Soudain il se mit à secouer sa tête de gargouille avec ardeur, éclaboussant généreusement de sa bave une mamie Louise interdite.
Oubliant sa peur, elle se précipita vers la fontaine qui trônait sur la place, pour se débarrasser des viscosités, parfumées à l’haleine de chacal, qui lui soulevaient l’estomac.
Abandonnant sa valise un instant, elle offrit son visage à l’eau bienfaisante que crachait un angelot rigolard. Le clébard, pensant sans doute, mais qui pourrait le jurer, que c’était un jeu, sauta dans le bassin et se mit à faire des bonds en grondant d’un air ravi.
Mamie Louise, trempée, sentit alors un courant de révolte monter, comme une kundalini, le long de sa colonne vertébrale. C’en était trop ! Elle attrapa au vol sa valise et se mit à courir aussi vite que le lui permettaient ses talons aiguilles.
En courant elle pensait que si le molosse était aussi méchant qu’il en avait l’air, et qu’il se décidait à la poursuivre, il y avait de fortes chances pour qu’elle ait droit, vu la radinerie des vieilles, à un enterrement de 3ème classe quand on la retrouverait morte au petit matin, déchiquetée par ce cousin de Cerbère.
Mais le clébard avait abandonné, il était de toute évidence passé à autre chose.

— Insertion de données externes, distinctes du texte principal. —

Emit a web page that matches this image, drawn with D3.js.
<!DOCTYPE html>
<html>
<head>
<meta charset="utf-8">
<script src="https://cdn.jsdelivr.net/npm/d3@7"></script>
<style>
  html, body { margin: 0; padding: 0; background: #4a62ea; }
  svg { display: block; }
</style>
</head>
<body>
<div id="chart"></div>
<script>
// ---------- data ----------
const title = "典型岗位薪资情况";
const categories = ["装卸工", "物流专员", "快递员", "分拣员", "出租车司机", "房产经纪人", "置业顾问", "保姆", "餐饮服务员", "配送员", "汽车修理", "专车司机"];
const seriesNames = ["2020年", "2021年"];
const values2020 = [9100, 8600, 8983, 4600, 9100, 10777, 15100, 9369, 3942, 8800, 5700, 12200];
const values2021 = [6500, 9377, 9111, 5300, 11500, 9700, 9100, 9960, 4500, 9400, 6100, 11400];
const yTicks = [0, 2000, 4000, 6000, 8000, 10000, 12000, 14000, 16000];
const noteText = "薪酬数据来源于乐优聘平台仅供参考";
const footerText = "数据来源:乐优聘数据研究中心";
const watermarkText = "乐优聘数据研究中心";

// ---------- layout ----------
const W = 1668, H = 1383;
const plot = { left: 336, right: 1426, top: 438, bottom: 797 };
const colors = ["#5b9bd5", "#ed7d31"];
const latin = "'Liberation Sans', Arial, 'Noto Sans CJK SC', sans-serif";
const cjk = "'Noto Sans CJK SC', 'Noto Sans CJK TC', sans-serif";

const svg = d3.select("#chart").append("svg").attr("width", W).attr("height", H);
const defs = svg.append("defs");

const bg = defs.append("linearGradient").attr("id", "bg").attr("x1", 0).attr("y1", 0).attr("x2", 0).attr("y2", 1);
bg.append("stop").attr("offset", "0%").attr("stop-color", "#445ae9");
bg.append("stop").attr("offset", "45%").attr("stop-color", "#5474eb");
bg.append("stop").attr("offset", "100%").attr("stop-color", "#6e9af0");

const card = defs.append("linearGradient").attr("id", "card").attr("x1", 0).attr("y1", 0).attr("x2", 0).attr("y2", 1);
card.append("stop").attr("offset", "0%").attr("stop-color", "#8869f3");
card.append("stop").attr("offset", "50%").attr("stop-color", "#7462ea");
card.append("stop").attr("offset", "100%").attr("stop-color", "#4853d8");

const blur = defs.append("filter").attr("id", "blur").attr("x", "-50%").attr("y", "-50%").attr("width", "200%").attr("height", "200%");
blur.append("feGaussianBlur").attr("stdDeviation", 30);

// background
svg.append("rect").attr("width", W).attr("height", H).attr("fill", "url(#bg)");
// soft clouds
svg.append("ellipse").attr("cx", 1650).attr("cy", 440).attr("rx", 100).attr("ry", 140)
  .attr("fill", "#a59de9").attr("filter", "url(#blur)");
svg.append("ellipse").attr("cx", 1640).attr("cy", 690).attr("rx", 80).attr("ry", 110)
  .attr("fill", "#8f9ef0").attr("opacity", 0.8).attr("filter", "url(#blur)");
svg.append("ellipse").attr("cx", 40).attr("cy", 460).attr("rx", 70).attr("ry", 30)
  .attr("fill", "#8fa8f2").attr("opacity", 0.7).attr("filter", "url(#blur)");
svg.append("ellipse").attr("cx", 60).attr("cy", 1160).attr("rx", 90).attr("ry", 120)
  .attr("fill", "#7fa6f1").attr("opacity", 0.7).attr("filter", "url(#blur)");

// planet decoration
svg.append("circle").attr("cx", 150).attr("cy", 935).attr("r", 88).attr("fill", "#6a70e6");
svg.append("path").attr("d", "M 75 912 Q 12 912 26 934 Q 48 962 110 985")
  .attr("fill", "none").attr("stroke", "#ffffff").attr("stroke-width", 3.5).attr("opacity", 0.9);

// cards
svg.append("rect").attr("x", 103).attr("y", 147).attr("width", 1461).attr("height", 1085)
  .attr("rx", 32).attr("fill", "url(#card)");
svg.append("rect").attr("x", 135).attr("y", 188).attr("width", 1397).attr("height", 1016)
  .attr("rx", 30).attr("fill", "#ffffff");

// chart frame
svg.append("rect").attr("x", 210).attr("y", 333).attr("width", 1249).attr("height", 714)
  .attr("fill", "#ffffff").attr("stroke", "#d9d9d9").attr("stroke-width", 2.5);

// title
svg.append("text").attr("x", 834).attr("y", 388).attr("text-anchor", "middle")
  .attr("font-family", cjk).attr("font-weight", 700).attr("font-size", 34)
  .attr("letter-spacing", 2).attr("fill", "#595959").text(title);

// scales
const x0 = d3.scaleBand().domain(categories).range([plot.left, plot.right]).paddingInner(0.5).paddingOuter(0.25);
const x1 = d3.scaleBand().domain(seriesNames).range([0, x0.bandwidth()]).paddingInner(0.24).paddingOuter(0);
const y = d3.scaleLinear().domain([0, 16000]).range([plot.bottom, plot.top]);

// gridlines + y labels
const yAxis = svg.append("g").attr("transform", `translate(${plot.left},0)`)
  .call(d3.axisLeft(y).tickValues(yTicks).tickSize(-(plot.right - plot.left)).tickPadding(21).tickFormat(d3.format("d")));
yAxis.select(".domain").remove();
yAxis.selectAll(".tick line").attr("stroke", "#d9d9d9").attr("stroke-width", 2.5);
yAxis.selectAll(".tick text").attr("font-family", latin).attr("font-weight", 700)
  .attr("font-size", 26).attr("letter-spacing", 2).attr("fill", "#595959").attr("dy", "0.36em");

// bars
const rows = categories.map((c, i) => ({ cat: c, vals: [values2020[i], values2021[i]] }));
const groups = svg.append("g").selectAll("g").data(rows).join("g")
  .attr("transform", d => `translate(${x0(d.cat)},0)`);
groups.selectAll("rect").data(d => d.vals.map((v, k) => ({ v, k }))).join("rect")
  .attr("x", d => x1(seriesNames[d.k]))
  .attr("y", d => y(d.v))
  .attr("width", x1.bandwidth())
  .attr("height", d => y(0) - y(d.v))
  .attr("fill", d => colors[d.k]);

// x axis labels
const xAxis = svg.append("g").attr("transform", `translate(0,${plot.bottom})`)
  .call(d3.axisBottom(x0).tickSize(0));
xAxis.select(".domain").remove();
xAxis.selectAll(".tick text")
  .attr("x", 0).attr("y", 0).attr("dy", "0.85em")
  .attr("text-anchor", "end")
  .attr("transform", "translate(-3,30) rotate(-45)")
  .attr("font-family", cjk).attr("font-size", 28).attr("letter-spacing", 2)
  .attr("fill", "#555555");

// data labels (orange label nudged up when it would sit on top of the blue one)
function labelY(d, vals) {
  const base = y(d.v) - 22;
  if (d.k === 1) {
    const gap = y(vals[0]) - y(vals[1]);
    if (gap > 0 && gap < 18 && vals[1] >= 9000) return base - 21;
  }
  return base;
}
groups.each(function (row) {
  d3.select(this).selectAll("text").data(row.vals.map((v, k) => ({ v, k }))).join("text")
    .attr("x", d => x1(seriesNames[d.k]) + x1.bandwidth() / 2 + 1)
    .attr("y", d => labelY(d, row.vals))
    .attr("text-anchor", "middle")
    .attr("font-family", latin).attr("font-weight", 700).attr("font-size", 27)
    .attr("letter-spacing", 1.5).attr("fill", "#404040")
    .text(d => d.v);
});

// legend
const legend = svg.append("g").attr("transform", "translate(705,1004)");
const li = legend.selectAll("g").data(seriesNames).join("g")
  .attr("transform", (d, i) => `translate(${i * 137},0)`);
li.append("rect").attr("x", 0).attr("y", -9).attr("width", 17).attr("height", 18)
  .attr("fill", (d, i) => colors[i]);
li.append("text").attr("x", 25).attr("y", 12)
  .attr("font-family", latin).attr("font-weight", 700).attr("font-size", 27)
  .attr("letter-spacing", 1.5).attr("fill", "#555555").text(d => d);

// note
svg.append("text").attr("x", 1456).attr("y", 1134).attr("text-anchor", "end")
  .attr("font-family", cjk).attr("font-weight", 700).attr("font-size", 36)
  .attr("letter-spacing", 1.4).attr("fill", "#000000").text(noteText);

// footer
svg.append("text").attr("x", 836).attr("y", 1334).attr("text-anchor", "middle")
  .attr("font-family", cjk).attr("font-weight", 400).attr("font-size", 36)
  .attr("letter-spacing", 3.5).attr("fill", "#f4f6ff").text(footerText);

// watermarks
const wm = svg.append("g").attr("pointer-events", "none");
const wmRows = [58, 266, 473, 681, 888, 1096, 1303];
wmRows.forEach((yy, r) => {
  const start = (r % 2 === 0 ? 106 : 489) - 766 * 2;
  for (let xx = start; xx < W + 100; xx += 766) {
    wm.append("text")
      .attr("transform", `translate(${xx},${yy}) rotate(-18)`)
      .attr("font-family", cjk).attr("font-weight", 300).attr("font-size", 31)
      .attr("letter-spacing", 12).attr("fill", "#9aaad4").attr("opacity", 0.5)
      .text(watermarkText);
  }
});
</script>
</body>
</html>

Déprimée, Mamie Louise avançait maintenant en traînant sa valise, avec le désespoir de celle qui ne sait plus très bien ce qu’elle fait là, ni où elle va.
Une violente douleur lui vrillait la tête avec un bruit de scie insupportable.
Elle avisa alors un hôtel miteux et, comme un zombi, passa la porte pour demander une chambre.
Le bonhomme de la réception, un sale type suspicieux au nez bourgeonnant et aux cheveux filasse, lui demanda de régler d’avance.
Elle imaginait déjà la chambre et son grabat, et formula une prière pour qu’il n’y ait pas de punaises.
Mais, quand elle vit cette main sale aux doigts graisseux qui lui tendait la clef, elle crut que la terre allait s’ouvrir devant elle pour l’avaler.
Décidément, ce soir, la vie la lui jouait façon partition de musique contemporaine pour violons malades.
Alors elle attrapa la clef du bout des doigts et grimpa en toute hâte un escalier qui semblait n’avoir jamais connu la cire, en formulant l’espoir que la nuit soit courte. Fort heureusement, elle n’avait pas oublié de prendre ses somnifères.